• **DATA EXCERPTS**
──────────────────────────────
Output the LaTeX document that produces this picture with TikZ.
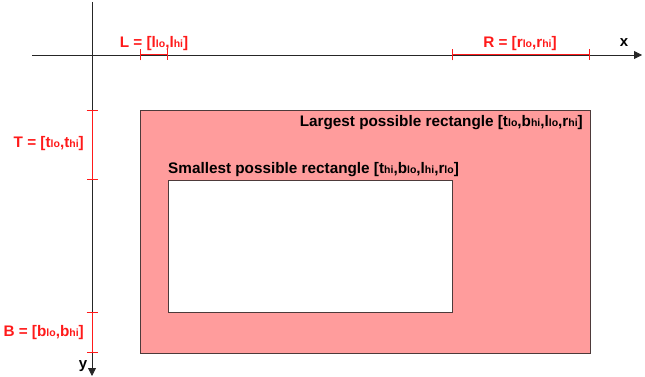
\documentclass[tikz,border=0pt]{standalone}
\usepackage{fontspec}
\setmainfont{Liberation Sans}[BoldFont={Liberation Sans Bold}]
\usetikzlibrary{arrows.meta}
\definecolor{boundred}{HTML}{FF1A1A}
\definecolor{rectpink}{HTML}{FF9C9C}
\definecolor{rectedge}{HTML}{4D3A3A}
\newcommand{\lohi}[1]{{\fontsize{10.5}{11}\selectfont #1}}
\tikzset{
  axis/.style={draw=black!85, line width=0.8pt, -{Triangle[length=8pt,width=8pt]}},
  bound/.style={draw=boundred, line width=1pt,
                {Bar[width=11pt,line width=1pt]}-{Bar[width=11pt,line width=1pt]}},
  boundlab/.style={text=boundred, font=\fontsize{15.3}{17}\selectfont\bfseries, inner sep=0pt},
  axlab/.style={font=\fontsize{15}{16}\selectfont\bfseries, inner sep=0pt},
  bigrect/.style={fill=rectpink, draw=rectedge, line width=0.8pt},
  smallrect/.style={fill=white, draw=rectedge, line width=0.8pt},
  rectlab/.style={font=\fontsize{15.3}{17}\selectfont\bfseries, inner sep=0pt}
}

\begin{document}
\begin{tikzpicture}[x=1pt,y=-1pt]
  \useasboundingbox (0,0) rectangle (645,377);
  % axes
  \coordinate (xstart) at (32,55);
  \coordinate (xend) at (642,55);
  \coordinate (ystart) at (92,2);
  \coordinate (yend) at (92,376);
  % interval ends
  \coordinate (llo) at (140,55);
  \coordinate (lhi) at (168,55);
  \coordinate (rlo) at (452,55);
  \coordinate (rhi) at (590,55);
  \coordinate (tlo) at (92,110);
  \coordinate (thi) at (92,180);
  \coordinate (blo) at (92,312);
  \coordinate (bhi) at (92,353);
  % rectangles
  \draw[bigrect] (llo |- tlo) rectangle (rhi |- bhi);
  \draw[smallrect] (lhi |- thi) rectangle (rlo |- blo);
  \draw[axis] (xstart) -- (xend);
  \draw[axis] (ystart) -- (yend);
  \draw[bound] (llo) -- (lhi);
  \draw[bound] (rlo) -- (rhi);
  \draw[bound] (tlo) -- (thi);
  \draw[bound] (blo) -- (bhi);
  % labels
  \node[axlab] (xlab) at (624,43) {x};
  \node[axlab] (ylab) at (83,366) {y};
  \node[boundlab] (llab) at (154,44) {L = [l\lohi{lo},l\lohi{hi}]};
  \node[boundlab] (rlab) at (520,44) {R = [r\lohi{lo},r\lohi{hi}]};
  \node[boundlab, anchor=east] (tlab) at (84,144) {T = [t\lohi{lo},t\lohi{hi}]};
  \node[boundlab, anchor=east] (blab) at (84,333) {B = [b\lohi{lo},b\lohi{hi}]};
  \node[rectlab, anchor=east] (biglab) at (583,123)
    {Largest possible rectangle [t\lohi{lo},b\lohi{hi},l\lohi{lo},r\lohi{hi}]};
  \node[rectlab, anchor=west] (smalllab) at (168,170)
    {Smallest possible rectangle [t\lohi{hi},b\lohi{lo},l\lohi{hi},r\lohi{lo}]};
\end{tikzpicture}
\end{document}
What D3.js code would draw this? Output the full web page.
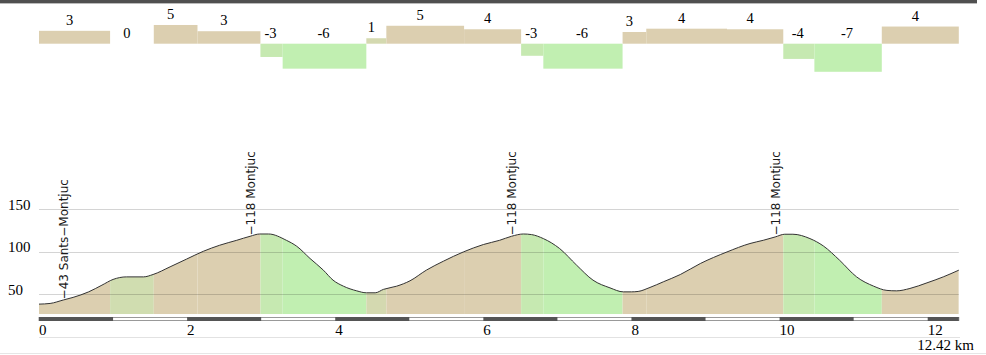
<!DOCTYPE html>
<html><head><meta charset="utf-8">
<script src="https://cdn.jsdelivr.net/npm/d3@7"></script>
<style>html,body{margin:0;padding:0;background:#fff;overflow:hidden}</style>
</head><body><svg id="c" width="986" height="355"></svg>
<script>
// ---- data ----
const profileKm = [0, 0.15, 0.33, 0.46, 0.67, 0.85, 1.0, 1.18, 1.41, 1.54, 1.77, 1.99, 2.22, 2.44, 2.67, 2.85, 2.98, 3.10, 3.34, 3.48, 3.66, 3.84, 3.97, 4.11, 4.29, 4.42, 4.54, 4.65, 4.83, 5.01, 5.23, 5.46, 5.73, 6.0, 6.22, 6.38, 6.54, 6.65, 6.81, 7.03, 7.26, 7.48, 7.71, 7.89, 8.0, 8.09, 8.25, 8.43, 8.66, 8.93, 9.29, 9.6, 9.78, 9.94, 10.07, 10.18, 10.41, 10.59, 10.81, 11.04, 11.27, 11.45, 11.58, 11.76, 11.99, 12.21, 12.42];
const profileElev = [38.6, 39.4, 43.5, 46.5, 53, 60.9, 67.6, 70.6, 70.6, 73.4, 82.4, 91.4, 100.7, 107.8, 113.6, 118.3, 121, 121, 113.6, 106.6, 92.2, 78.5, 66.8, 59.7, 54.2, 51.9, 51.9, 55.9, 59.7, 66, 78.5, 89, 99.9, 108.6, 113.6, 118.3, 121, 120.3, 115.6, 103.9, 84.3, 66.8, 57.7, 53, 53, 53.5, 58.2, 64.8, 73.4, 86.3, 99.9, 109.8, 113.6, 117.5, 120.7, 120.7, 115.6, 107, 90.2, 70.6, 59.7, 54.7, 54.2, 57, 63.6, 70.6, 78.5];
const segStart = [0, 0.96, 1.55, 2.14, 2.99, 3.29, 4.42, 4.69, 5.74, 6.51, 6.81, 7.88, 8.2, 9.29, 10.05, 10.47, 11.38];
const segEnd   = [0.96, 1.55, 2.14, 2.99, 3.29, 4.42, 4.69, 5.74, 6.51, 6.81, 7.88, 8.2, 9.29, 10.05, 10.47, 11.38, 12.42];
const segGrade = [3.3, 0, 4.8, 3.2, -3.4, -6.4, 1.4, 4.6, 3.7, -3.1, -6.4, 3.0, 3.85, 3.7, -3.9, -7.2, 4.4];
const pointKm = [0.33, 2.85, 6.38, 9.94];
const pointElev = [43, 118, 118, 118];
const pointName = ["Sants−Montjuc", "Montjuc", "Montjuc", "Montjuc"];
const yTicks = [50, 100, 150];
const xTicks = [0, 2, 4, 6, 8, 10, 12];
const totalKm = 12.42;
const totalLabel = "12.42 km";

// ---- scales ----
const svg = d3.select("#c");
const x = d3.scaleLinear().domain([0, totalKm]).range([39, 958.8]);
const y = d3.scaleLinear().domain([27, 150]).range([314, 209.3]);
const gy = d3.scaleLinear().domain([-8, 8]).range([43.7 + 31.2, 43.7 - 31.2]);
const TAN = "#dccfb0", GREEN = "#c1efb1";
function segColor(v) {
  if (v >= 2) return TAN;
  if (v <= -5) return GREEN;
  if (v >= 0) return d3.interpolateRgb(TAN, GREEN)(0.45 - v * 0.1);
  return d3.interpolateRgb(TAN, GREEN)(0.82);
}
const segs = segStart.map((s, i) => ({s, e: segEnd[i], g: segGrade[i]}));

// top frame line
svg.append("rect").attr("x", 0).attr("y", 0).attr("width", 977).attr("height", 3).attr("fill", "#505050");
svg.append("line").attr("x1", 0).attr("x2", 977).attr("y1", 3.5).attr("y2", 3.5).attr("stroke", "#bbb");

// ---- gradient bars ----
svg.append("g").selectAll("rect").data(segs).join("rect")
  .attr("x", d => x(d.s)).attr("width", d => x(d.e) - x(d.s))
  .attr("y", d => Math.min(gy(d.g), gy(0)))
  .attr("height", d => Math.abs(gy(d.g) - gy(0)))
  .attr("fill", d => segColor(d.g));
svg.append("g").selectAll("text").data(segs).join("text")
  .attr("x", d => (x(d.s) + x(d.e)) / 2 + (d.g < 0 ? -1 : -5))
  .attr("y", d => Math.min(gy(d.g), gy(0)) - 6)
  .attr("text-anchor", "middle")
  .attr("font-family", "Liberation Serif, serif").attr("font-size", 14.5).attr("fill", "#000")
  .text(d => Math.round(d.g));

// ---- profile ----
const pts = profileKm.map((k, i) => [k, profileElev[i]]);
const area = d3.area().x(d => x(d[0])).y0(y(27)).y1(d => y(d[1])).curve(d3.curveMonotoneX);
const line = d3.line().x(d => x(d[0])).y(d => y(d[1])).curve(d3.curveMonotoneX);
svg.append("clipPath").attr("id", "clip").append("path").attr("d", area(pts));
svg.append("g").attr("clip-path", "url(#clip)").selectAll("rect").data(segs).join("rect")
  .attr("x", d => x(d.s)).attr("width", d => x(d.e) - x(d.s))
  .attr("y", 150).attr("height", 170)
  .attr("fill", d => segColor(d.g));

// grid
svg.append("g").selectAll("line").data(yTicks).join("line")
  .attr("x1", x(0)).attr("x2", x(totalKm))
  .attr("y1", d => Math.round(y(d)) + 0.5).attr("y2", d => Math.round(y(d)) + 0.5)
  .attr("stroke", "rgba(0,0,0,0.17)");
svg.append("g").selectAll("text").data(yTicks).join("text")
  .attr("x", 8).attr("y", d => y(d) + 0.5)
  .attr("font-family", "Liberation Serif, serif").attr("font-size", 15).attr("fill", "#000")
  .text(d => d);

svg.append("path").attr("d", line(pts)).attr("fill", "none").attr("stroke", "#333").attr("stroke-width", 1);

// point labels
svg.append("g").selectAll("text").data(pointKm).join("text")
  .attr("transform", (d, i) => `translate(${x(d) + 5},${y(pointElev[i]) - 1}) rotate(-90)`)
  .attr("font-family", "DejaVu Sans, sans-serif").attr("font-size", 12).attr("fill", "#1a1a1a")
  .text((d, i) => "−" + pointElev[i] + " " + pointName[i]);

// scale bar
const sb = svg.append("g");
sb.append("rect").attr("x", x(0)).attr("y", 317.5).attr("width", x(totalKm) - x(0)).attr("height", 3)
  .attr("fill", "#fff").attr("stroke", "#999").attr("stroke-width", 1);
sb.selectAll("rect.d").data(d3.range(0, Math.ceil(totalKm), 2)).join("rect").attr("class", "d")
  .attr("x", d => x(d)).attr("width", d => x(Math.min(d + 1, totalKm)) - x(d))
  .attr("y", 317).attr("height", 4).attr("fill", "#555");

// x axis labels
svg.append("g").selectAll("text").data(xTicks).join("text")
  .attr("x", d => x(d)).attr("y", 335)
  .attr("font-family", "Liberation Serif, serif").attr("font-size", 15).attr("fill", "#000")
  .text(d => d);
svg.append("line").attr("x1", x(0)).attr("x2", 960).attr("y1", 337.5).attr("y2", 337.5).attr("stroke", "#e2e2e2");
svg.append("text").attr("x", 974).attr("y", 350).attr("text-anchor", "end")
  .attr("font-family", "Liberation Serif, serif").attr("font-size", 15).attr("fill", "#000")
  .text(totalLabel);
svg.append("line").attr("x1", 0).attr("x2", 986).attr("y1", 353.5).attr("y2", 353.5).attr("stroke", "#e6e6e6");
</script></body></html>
──────────────────────────────
• **TASK TO COMPLETE**
Filter the records, keeping only lines that contain "Output", and show those lines.

• **TASK SOLUTION**
Output the LaTeX document that produces this picture with TikZ.
What D3.js code would draw this? Output the full web page.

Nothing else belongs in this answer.